--- Start of Information shown ---

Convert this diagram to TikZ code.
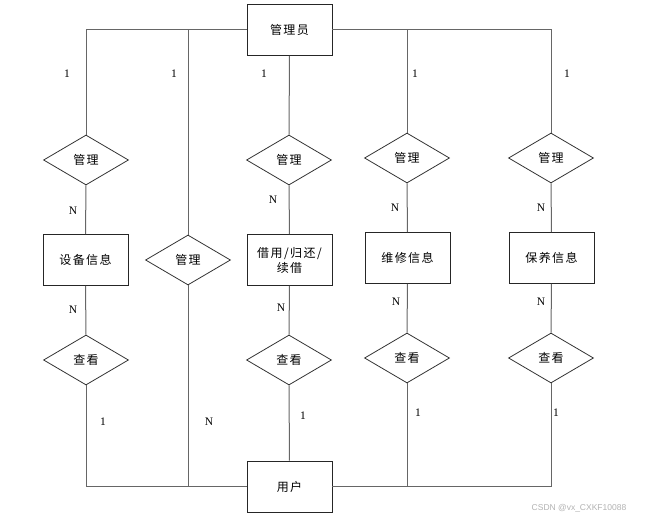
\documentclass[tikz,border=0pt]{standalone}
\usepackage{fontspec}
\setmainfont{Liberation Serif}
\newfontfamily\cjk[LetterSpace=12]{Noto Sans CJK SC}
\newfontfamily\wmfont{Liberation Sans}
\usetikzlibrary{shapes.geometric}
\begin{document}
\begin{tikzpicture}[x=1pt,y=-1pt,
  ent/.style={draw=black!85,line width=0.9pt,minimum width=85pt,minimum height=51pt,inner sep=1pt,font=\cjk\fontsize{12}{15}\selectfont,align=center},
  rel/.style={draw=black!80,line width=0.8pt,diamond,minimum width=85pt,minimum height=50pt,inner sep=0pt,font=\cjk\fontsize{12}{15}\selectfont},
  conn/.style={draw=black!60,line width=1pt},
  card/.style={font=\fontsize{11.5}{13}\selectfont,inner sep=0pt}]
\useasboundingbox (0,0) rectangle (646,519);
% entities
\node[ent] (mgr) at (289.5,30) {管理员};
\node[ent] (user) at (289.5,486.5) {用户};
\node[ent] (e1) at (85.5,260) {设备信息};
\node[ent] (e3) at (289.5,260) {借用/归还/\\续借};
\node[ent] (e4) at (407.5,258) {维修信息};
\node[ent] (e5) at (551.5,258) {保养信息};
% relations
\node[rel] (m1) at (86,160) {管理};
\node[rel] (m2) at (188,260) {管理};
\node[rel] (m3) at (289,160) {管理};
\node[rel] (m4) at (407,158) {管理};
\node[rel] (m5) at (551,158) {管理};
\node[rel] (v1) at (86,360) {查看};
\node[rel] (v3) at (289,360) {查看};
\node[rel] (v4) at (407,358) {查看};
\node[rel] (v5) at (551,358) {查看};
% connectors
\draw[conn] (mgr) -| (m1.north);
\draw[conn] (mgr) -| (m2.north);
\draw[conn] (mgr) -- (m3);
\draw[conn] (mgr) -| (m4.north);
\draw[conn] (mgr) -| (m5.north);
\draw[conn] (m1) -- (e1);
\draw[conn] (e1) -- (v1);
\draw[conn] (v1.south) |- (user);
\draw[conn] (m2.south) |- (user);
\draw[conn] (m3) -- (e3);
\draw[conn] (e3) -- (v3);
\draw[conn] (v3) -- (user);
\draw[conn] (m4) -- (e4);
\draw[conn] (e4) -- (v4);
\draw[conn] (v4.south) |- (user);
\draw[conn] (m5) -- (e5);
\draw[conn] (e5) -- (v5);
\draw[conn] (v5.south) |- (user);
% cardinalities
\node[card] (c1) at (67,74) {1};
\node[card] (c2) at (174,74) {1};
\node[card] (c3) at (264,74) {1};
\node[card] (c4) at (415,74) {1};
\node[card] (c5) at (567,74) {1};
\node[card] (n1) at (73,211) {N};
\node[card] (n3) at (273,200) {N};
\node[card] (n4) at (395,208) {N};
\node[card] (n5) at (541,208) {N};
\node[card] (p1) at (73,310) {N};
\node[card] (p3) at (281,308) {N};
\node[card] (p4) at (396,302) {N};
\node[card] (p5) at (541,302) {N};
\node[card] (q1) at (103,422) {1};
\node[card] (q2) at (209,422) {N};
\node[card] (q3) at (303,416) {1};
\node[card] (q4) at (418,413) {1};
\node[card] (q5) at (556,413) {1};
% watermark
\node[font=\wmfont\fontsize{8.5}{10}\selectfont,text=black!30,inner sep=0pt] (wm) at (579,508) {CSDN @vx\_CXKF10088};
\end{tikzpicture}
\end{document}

--- End of Information shown ---

**Set exercise**
Ignore the images and quote every line of the listing exactly.

**In response**
Convert this diagram to TikZ code.
\documentclass[tikz,border=0pt]{standalone}
\usepackage{fontspec}
\setmainfont{Liberation Serif}
\newfontfamily\cjk[LetterSpace=12]{Noto Sans CJK SC}
\newfontfamily\wmfont{Liberation Sans}
\usetikzlibrary{shapes.geometric}
\begin{document}
\begin{tikzpicture}[x=1pt,y=-1pt,
  ent/.style={draw=black!85,line width=0.9pt,minimum width=85pt,minimum height=51pt,inner sep=1pt,font=\cjk\fontsize{12}{15}\selectfont,align=center},
  rel/.style={draw=black!80,line width=0.8pt,diamond,minimum width=85pt,minimum height=50pt,inner sep=0pt,font=\cjk\fontsize{12}{15}\selectfont},
  conn/.style={draw=black!60,line width=1pt},
  card/.style={font=\fontsize{11.5}{13}\selectfont,inner sep=0pt}]
\useasboundingbox (0,0) rectangle (646,519);
% entities
\node[ent] (mgr) at (289.5,30) {管理员};
\node[ent] (user) at (289.5,486.5) {用户};
\node[ent] (e1) at (85.5,260) {设备信息};
\node[ent] (e3) at (289.5,260) {借用/归还/\\续借};
\node[ent] (e4) at (407.5,258) {维修信息};
\node[ent] (e5) at (551.5,258) {保养信息};
% relations
\node[rel] (m1) at (86,160) {管理};
\node[rel] (m2) at (188,260) {管理};
\node[rel] (m3) at (289,160) {管理};
\node[rel] (m4) at (407,158) {管理};
\node[rel] (m5) at (551,158) {管理};
\node[rel] (v1) at (86,360) {查看};
\node[rel] (v3) at (289,360) {查看};
\node[rel] (v4) at (407,358) {查看};
\node[rel] (v5) at (551,358) {查看};
% connectors
\draw[conn] (mgr) -| (m1.north);
\draw[conn] (mgr) -| (m2.north);
\draw[conn] (mgr) -- (m3);
\draw[conn] (mgr) -| (m4.north);
\draw[conn] (mgr) -| (m5.north);
\draw[conn] (m1) -- (e1);
\draw[conn] (e1) -- (v1);
\draw[conn] (v1.south) |- (user);
\draw[conn] (m2.south) |- (user);
\draw[conn] (m3) -- (e3);
\draw[conn] (e3) -- (v3);
\draw[conn] (v3) -- (user);
\draw[conn] (m4) -- (e4);
\draw[conn] (e4) -- (v4);
\draw[conn] (v4.south) |- (user);
\draw[conn] (m5) -- (e5);
\draw[conn] (e5) -- (v5);
\draw[conn] (v5.south) |- (user);
% cardinalities
\node[card] (c1) at (67,74) {1};
\node[card] (c2) at (174,74) {1};
\node[card] (c3) at (264,74) {1};
\node[card] (c4) at (415,74) {1};
\node[card] (c5) at (567,74) {1};
\node[card] (n1) at (73,211) {N};
\node[card] (n3) at (273,200) {N};
\node[card] (n4) at (395,208) {N};
\node[card] (n5) at (541,208) {N};
\node[card] (p1) at (73,310) {N};
\node[card] (p3) at (281,308) {N};
\node[card] (p4) at (396,302) {N};
\node[card] (p5) at (541,302) {N};
\node[card] (q1) at (103,422) {1};
\node[card] (q2) at (209,422) {N};
\node[card] (q3) at (303,416) {1};
\node[card] (q4) at (418,413) {1};
\node[card] (q5) at (556,413) {1};
% watermark
\node[font=\wmfont\fontsize{8.5}{10}\selectfont,text=black!30,inner sep=0pt] (wm) at (579,508) {CSDN @vx\_CXKF10088};
\end{tikzpicture}
\end{document}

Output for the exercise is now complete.